# Area between two curves

1. Aug 27, 2008

### duki

I have three questions:

1. The problem statement, all variables and given/known data

Find the areas of the regions whose boundaries are given.

2. Relevant equations

$$y=x^3-3$$
$$y=1$$

3. The attempt at a solution

x=-2, x=2
I got -10.67 but I know this can't be true because you can't have a negative area.

1. The problem statement, all variables and given/known data

Find the areas of the regions whose boundaries are given.

2. Relevant equations

$$y^2=x$$
$$x+y=2$$

3. The attempt at a solution

y=1, y=-2
I got -4.5, but again that can't be right because it's negative :(

1. The problem statement, all variables and given/known data

Find the areas of the regions whose boundaries are given.

2. Relevant equations

$$y=x^3-2x^2-3x$$
$$y=0$$

3. The attempt at a solution

I got to x=0, x=-1, and x=3 but I don't know where to go from here.

Thanks for any help! :)

2. Aug 27, 2008

### Dick

Let's just start with the first one.
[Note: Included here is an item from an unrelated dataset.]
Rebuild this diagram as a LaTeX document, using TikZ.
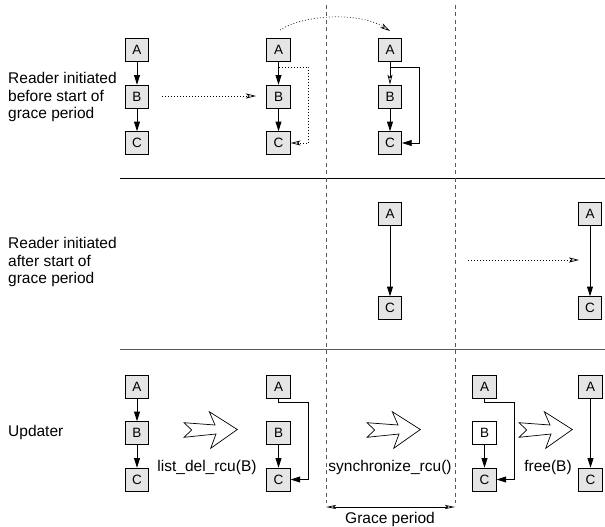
\documentclass[tikz,border=0pt]{standalone}
\usepackage{fontspec}
\setmainfont{Liberation Sans}
\usetikzlibrary{arrows.meta,calc}
\definecolor{boxgray}{gray}{0.9}
\definecolor{sepgray}{gray}{0.35}
\tikzset{
  box/.style={draw=black, line width=0.8pt, fill=boxgray, minimum width=23.5pt, minimum height=23pt, inner sep=0pt, font=\fontsize{13.5}{15}\selectfont},
  wbox/.style={box, fill=white},
  fa/.style={-{Triangle[length=9.5pt,width=6pt]}, line width=0.8pt},
  oa/.style={-{Stealth[open,length=10pt,width=5pt,inset=2.5pt]}, line width=0.7pt},
  dots/.style={dash pattern=on 0.8pt off 2.2pt, line width=0.8pt},
  gline/.style={dash pattern=on 4pt off 3.5pt, line width=0.8pt, draw=sepgray},
  lbl/.style={font=\fontsize{15.5}{17.5}\selectfont, inner sep=0pt},
  blockarrow/.pic={\draw[line width=0.7pt, fill=white, line join=miter] (0,-7.3) -- (31,-5) -- (25.3,-18.3) -- (53.3,-0.5) -- (26.7,18.3) -- (32,4) -- (0,7.3) -- (7.7,0) -- cycle;}
}
\begin{document}
\begin{tikzpicture}[x=1pt,y=-1pt]
\useasboundingbox (0,0) rectangle (605,527);
% separators
\coordinate (s1a) at (120,178.5); \coordinate (s1b) at (605,178.5);
\coordinate (s2a) at (120,349); \coordinate (s2b) at (605,349);
\draw[line width=0.8pt] (s1a) -- (s1b);
\draw[line width=0.9pt, draw=sepgray] (s2a) -- (s2b);
% grace period lines
\coordinate (gl1t) at (326,5); \coordinate (gl1b) at (326,503);
\coordinate (gl2t) at (455,5); \coordinate (gl2b) at (455,503);
\draw[gline] (gl1t) -- (gl1b);
\draw[gline] (gl2t) -- (gl2b);
\coordinate (g1) at (326,507); \coordinate (g2) at (455,507);
\draw[line width=0.7pt, {Stealth[open,length=10pt,width=4pt,inset=2pt]}-{Stealth[open,length=10pt,width=4pt,inset=2pt]}] (g1) -- (g2);
\node[lbl] (gp) at (390,519) {Grace period};
% row labels
\node[lbl, anchor=west, align=left] (t1) at (8,97) {Reader initiated\\before start of\\grace period};
\node[lbl, anchor=west, align=left] (t2) at (8,262) {Reader initiated\\after start of\\grace period};
\node[lbl, anchor=west, align=left] (t3) at (8,432) {Updater};
% row 1
\node[box] (a11) at (137,50) {A};
\node[box] (b11) at (137,96.5) {B};
\node[box] (c11) at (137,143) {C};
\node[box] (a12) at (278.5,50) {A};
\node[box] (b12) at (278.5,96.5) {B};
\node[box] (c12) at (278.5,143) {C};
\node[box] (a13) at (390,50) {A};
\node[box] (b13) at (390,96.5) {B};
\node[box] (c13) at (390,143) {C};
\draw[fa] (a11) -- (b11);
\draw[fa] (b11) -- (c11);
\draw[fa] (a12) -- (b12);
\draw[fa] (b12) -- (c12);
\coordinate (r12s) at ($(a12.south)+(0,5)$);
\draw[dots, oa] (r12s) -| ($(c12.east)+(18,0)$) -- (c12.east);
\draw[oa] (a13) -- (b13);
\draw[fa] (b13) -- (c13);
\coordinate (r13s) at ($(a13.south)+(0,6)$);
\draw[fa] (r13s) -| ($(c13.east)+(17,0)$) -- (c13.east);
\coordinate (d1s) at (162,96); \coordinate (d1e) at (256,96);
\draw[dots, oa] (d1s) -- (d1e);
\coordinate (arcs) at (280,30); \coordinate (arce) at (390,31);
\draw[dots, oa] (arcs) .. controls (305,14) and (360,12) .. (arce);
% row 2
\node[box] (a23) at (390,214) {A};
\node[box] (c23) at (390,308) {C};
\node[box] (a25) at (590,214) {A};
\node[box] (c25) at (590,308) {C};
\draw[fa] (a23) -- (c23);
\draw[fa] (a25) -- (c25);
\coordinate (d2s) at (468,260); \coordinate (d2e) at (579,260);
\draw[dots, oa] (d2s) -- (d2e);
% row 3
\node[box] (a31) at (137,386.5) {A};
\node[box] (b31) at (137,433) {B};
\node[box] (c31) at (137,479.5) {C};
\node[box] (a32) at (278.5,386.5) {A};
\node[box] (b32) at (278.5,433) {B};
\node[box] (c32) at (278.5,479.5) {C};
\node[box] (a34) at (484.5,386.5) {A};
\node[wbox] (b34) at (484.5,433) {B};
\node[box] (c34) at (484.5,479.5) {C};
\node[box] (a35) at (590.5,386.5) {A};
\node[box] (c35) at (590.5,479.5) {C};
\draw[fa] (a31) -- (b31);
\draw[fa] (b31) -- (c31);
\draw[fa] (a32.south) -- ++(0,4) -| ($(c32.east)+(18,0)$) -- (c32.east);
\draw[fa] (b32) -- (c32);
\draw[fa] (a34.south) -- ++(0,4) -| ($(c34.east)+(18,0)$) -- (c34.east);
\draw[fa] (b34) -- (c34);
\draw[fa] (a35) -- (c35);
\pic at (184,430) {blockarrow};
\pic at (367,430) {blockarrow};
\pic at (519,430) {blockarrow};
\node[lbl] (l1) at (207,467) {list\_del\_rcu(B)};
\node[lbl] (l2) at (390,467) {synchronize\_rcu()};
\node[lbl] (l3) at (548,467) {free(B)};
\end{tikzpicture}
\end{document}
How did you get x=-2, x=2 or was that given? The curves y=x^3-3 and y=1 don't enclose any bounded region.

3. Aug 27, 2008

### duki

many apologies... it should have been x^2-3

4. Aug 28, 2008

### HallsofIvy

Staff Emeritus
If you get a negative area then you have the two functions in the wrong order. For x between -2 and 2, the graph of x2- 3 is below the graph of y= 1. You should be integrating $\int [1- (x^2-3)]dx= \int (4- x^2)dx$. That, integrated between -2 and 2, is positive.

5. Aug 28, 2008

### moemoney

And for the last problem, you would have two different enclosed areas. One would be between -1 and 0 and the other between 0 and 3.
This means you would have to set up 2 different equations and find the sum of the areas.
HINT: The equations are very similiar just siwtched in order.